Charts and diagrams as code:
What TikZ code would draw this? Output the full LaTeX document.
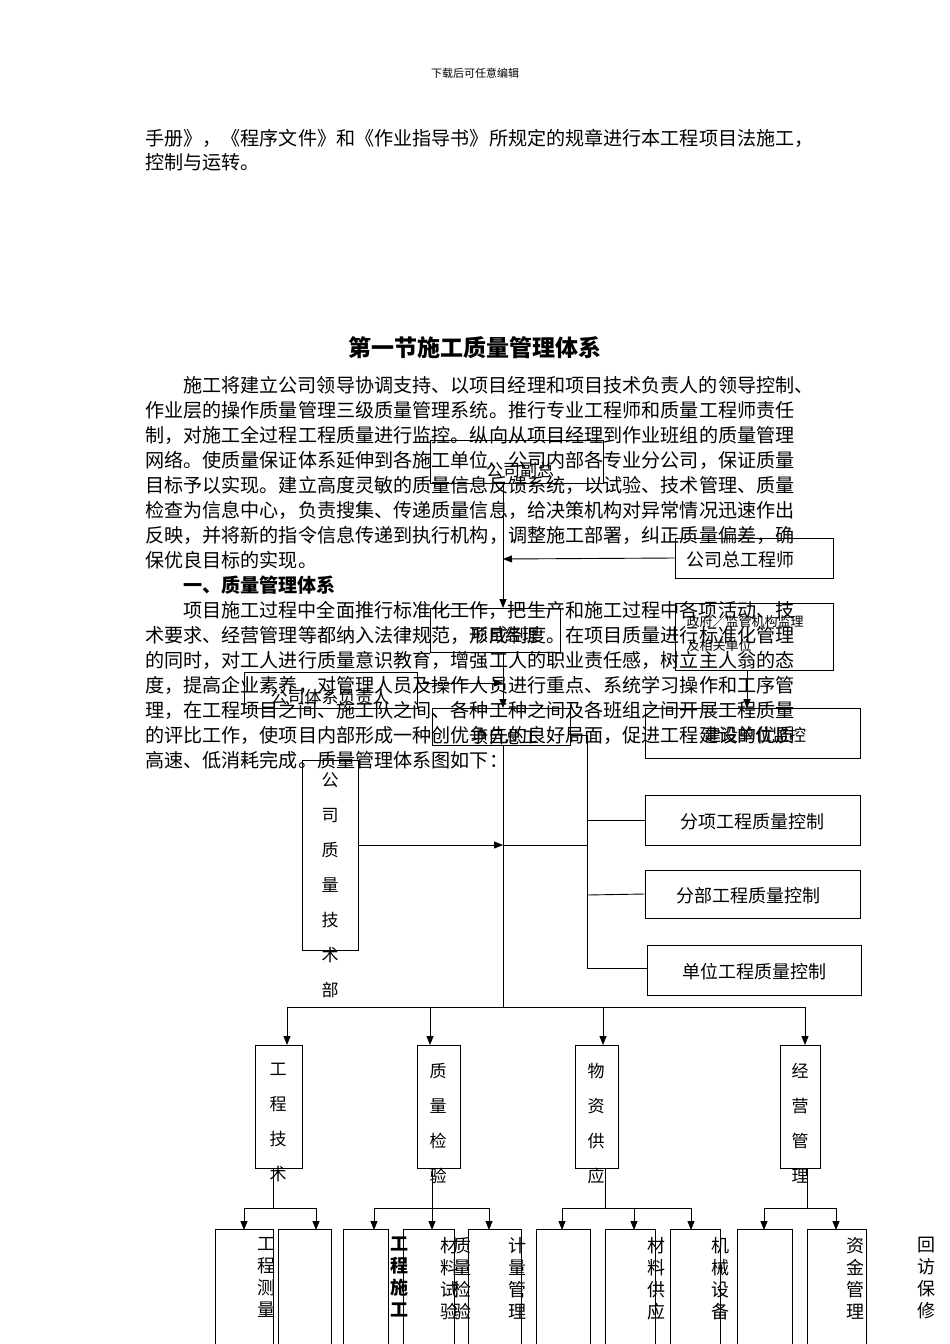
\documentclass[tikz,border=0pt]{standalone}
\usepackage{fontspec}
\setmainfont{Noto Sans CJK SC}
\usetikzlibrary{arrows.meta}
\begin{document}
\begin{tikzpicture}[x=1pt,y=-1pt,
  body/.style={anchor=west,inner sep=0,font=\fontsize{19.1}{20}\selectfont},
  bx/.style={draw,line width=0.9pt,inner sep=0},
  lbl/.style={inner sep=0,font=\fontsize{17}{20}\selectfont},
  vt/.style={inner sep=0,align=center,font=\fontsize{17}{35}\selectfont},
  vs/.style={inner sep=0,align=center,anchor=north,font=\fontsize{18}{22}\selectfont},
  ln/.style={line width=0.9pt},
  ar/.style={line width=0.9pt,-{Triangle[length=9pt,width=7pt]}}]
\useasboundingbox (0,0) rectangle (950,1344);
\fill[white] (0,0) rectangle (950,1344);
\node[inner sep=0,font=\fontsize{11}{12}\selectfont] (hd) at (475,73) {下载后可任意编辑};
\node[body] (l1) at (145,138) {手册》，《程序文件》和《作业指导书》所规定的规章进行本工程项目法施工，};
\node[body] (l2) at (145,162) {控制与运转。};
\node[inner sep=0,font=\fontsize{23}{26}\selectfont\bfseries] (tt) at (475,348) {第一节施工质量管理体系};
\node[body] (p1) at (183,385) {施工将建立公司领导协调支持、以项目经理和项目技术负责人的领导控制、};
\node[body] (p2) at (145,410) {作业层的操作质量管理三级质量管理系统。推行专业工程师和质量工程师责任};
\node[body] (p3) at (145,435) {制，对施工全过程工程质量进行监控。纵向从项目经理到作业班组的质量管理};
\node[body] (p4) at (145,460) {网络。使质量保证体系延伸到各施工单位、公司内部各专业分公司，保证质量};
\node[body] (p5) at (145,485) {目标予以实现。建立高度灵敏的质量信息反馈系统，以试验、技术管理、质量};
\node[body] (p6) at (145,510) {检查为信息中心，负责搜集、传递质量信息，给决策机构对异常情况迅速作出};
\node[body] (p7) at (145,535) {反映，并将新的指令信息传递到执行机构，调整施工部署，纠正质量偏差，确};
\node[body] (p8) at (145,560) {保优良目标的实现。};
\node[body,font=\fontsize{19.1}{20}\selectfont\bfseries] (s1) at (183,585) {一、质量管理体系};
\node[body] (q1) at (183,610) {项目施工过程中全面推行标准化工作，把生产和施工过程中各项活动、技};
\node[body] (q2) at (145,635) {术要求、经营管理等都纳入法律规范，形成制度。在项目质量进行标准化管理};
\node[body] (q3) at (145,660) {的同时，对工人进行质量意识教育，增强工人的职业责任感，树立主人翁的态};
\node[body] (q4) at (145,685) {度，提高企业素养，对管理人员及操作人员进行重点、系统学习操作和工序管};
\node[body] (q5) at (145,710) {理，在工程项目之间、施工队之间、各种工种之间及各班组之间开展工程质量};
\node[body] (q6) at (145,735) {的评比工作，使项目内部形成一种创优争先的良好局面，促进工程建设的优质};
\node[body] (q7) at (145,760) {高速、低消耗完成。质量管理体系图如下：};
% top boxes
\node[bx,minimum width=173pt,minimum height=43pt] (fz) at (516.5,461.5) {};
\node[lbl] at (520,470) {公司副总};
\node[bx,minimum width=158pt,minimum height=40pt] (zg) at (754,558) {};
\node[lbl,font=\fontsize{18}{20}\selectfont] at (740,560) {公司总工程师};
\node[bx,minimum width=130pt,minimum height=44pt] (jl) at (495,630) {};
\node[lbl] at (505,635) {项目经理};
\node[bx,minimum width=158pt,minimum height=67pt] (zf) at (754,636.5) {};
\node[inner sep=0,align=left,font=\fontsize{13}{24}\selectfont] at (745,633) {政府／监管机构监理\\及相关单位};
\node[bx,minimum width=173pt,minimum height=36pt] (tx) at (330.5,690) {};
\node[lbl] at (330,697) {公司体系负责人};
\node[bx,minimum width=138pt,minimum height=37pt] (zgg) at (501,726.5) {};
\node[lbl] at (505,737) {项目总工};
\node[bx,minimum width=215pt,minimum height=50pt] (js) at (752.5,733) {};
\node[lbl] at (755,735) {建设单位监控};
\node[bx,minimum width=215pt,minimum height=50pt] (fx) at (752.5,820) {};
\node[lbl,font=\fontsize{18}{20}\selectfont] at (752,822) {分项工程质量控制};
\node[bx,minimum width=215pt,minimum height=48pt] (fb) at (752.5,894) {};
\node[lbl,font=\fontsize{18}{20}\selectfont] at (748,896) {分部工程质量控制};
\node[bx,minimum width=214pt,minimum height=50pt] (dw) at (754,970) {};
\node[lbl,font=\fontsize{18}{20}\selectfont] at (754,972) {单位工程质量控制};
\node[bx,minimum width=56pt,minimum height=190pt] (js2) at (330,855) {};
\node[vt,anchor=north] at (330,772) {公\\司\\质\\量\\技\\术\\部};
% connectors
\coordinate (c1) at (503,559);
\coordinate (c2) at (503,683);
\coordinate (c3) at (503,845);
\coordinate (c4) at (587,735);
\draw[ln] (503,483) -- (503,598);
\draw[ar] (503,560) -- (503,608);
\draw[ar] (zg.west) -- (c1);
\draw[ln] (503,652) -- (503,700);
\draw[ar] (503,660) -- (503,708);
\draw[ar] (tx.east |- c2) -- (c2);
\draw[ar] (747,670) -- (747,708);
\draw[ln] (zgg.east |- c4) -- (c4) -- (587,968) -- (dw.west |- 0,968);
\draw[ln] (587,820) -- (fx.west);
\draw[ln] (587,895) -- (fb.west);
\draw[ar] (js2.east |- c3) -- (c3);
\draw[ln] (c3) -- (587,845);
\draw[ln] (503,745) -- (503,1007);
\draw[ln] (287,1007) -- (805,1007);
% second level
\node[bx,minimum width=47pt,minimum height=123pt] (gc) at (278.5,1106.5) {};
\node[bx,minimum width=43pt,minimum height=123pt] (zl) at (438.5,1106.5) {};
\node[bx,minimum width=43pt,minimum height=123pt] (wz) at (596.5,1106.5) {};
\node[bx,minimum width=40pt,minimum height=123pt] (jy) at (800,1106.5) {};
\node[vt,anchor=north] at (278,1063) {工\\程\\技\\术};
\node[vt,anchor=north] at (438,1063) {质\\量\\检\\验};
\node[vt,anchor=north] at (596,1063) {物\\资\\供\\应};
\node[vt,anchor=north] at (800,1063) {经\\营\\管\\理};
\draw[ar] (287,1007) -- (287,1045);
\draw[ar] (430,1007) -- (430,1045);
\draw[ar] (603,1007) -- (603,1045);
\draw[ar] (805,1007) -- (805,1045);
% third level boxes
\foreach \n/\a/\b in {b1/215/273,b2/278/331,b3/343/388,b4/403/454,b5/468/521,b6/536/590,b7/605/655,b8/670/720,b9/737/792,b10/807/866}
  \draw[ln] (\a,1350) -- (\a,1229) -- (\b,1229) -- (\b,1350);
\draw[ln] (273,1168) -- (273,1208); \draw[ln] (244,1208) -- (316,1208);
\draw[ar] (244,1208) -- (244,1230); \draw[ar] (316,1208) -- (316,1230);
\draw[ln] (432,1168) -- (432,1208); \draw[ln] (374,1208) -- (489,1208);
\draw[ar] (374,1208) -- (374,1230); \draw[ar] (432,1208) -- (432,1230); \draw[ar] (489,1208) -- (489,1230);
\draw[ln] (605,1168) -- (605,1208); \draw[ln] (562,1208) -- (691,1208);
\draw[ar] (562,1208) -- (562,1230); \draw[ar] (634,1208) -- (634,1230); \draw[ar] (691,1208) -- (691,1230);
\draw[ln] (807,1168) -- (807,1208); \draw[ln] (764,1208) -- (836,1208);
\draw[ar] (764,1208) -- (764,1230); \draw[ar] (836,1208) -- (836,1230);
\node[vs] at (266,1237) {工\\程\\测\\量};
\node[vs,font=\fontsize{18}{22}\selectfont\bfseries] at (399,1237) {工\\程\\施\\工};
\node[vs] at (449,1237) {材\\料\\试\\验};
\node[vs] at (462,1237) {质\\量\\检\\验};
\node[vs] at (517,1237) {计\\量\\管\\理};
\node[vs] at (656,1237) {材\\料\\供\\应};
\node[vs] at (720,1237) {机\\械\\设\\备};
\node[vs] at (855,1237) {资\\金\\管\\理};
\node[vs] at (926,1237) {回\\访\\保\\修};
\end{tikzpicture}
\end{document}
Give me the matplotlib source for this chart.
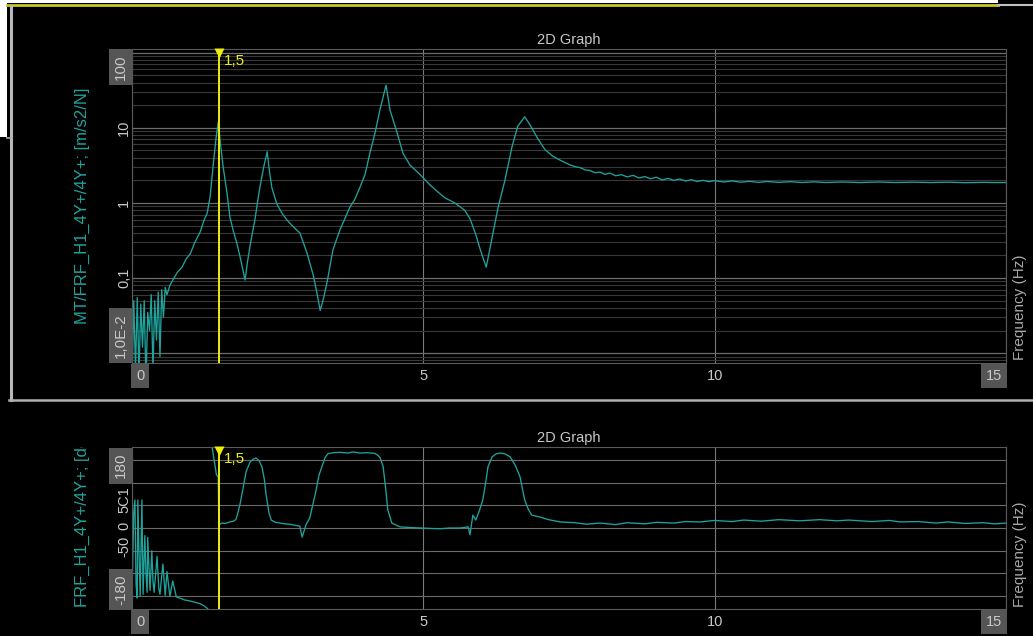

REQUEST: Looking at the listing above, how many of its lines contain the string "this"? Give the number alone.

TASK ANSWER: 2